Angesichts der unberechenbaren Zollpolitik der USA bessern sich aus Sicht des Wirtschaftsforschers Gabriel Felbermayr die Chancen für EU-Freihandelsabkommen mit anderen Ländern. „Europa kann sich positionieren als der Ort, wo man vertragstreu ist, wo man sich bekennt zu offenen Märkten“, sagte der Chef des Österreichischen Instituts für Wirtschaftsforschung (Wifo) auf einer Veranstaltung der Deutschen Handelskammer in Österreich (DHK).

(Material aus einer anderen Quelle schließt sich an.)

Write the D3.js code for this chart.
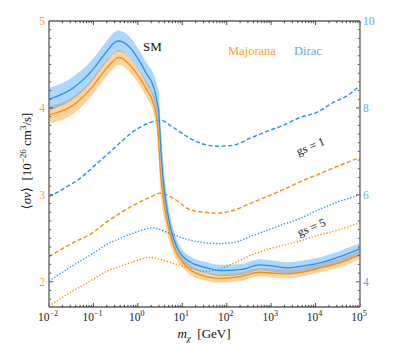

Nicht nur das Mercosur-Abkommen mit Ländern Südamerikas sei praktisch unterschriftsreif, sondern auch Verhandlungen mit Indien und Australien seien fortgeschritten. Oft scheitere es an marginalen Partikularinteressen, sagte Felbermayr, der zuvor das Institut für Weltwirtschaft (IfW) in Kiel leitete. Aktuell habe die EU 44 Freihandelsabkommen mit 76 Ländern.
Um die Wettbewerbsfähigkeit von Ländern wie Deutschland und Österreich zu stärken, forderte der DHK-Präsident Hans Dieter Pötsch einen merklichen Bürokratie-Abbau. „Wir brauchen eine echte Deregulierungs-Offensive. Weniger Papier, mehr Pragmatismus“, sagte Pötsch, der auch Aufsichtsratsvorsitzender der Volkswagen AG und Vorstandsvorsitzender von Porsche ist.
Trotz zuletzt schwieriger Jahre seien Österreich und Deutschland füreinander weiter wichtige Handelspartner, hieß es bei der Jahrespressekonferenz der DHK. Bei den Exporten sei Österreich für Deutschland ähnlich bedeutend wie Großbritannien und Italien.
Deutschland habe 2024 Waren im Wert von 77,2 Milliarden Euro ins südliche Nachbarland exportiert, allerdings 5,7 Prozent weniger als noch im Jahr zuvor. Insgesamt sind nach Angaben der Handelskammer 4900 deutsche Unternehmen in Österreich tätig. Umgekehrt haben 2400 österreichische Firmen einen Standort in Deutschland.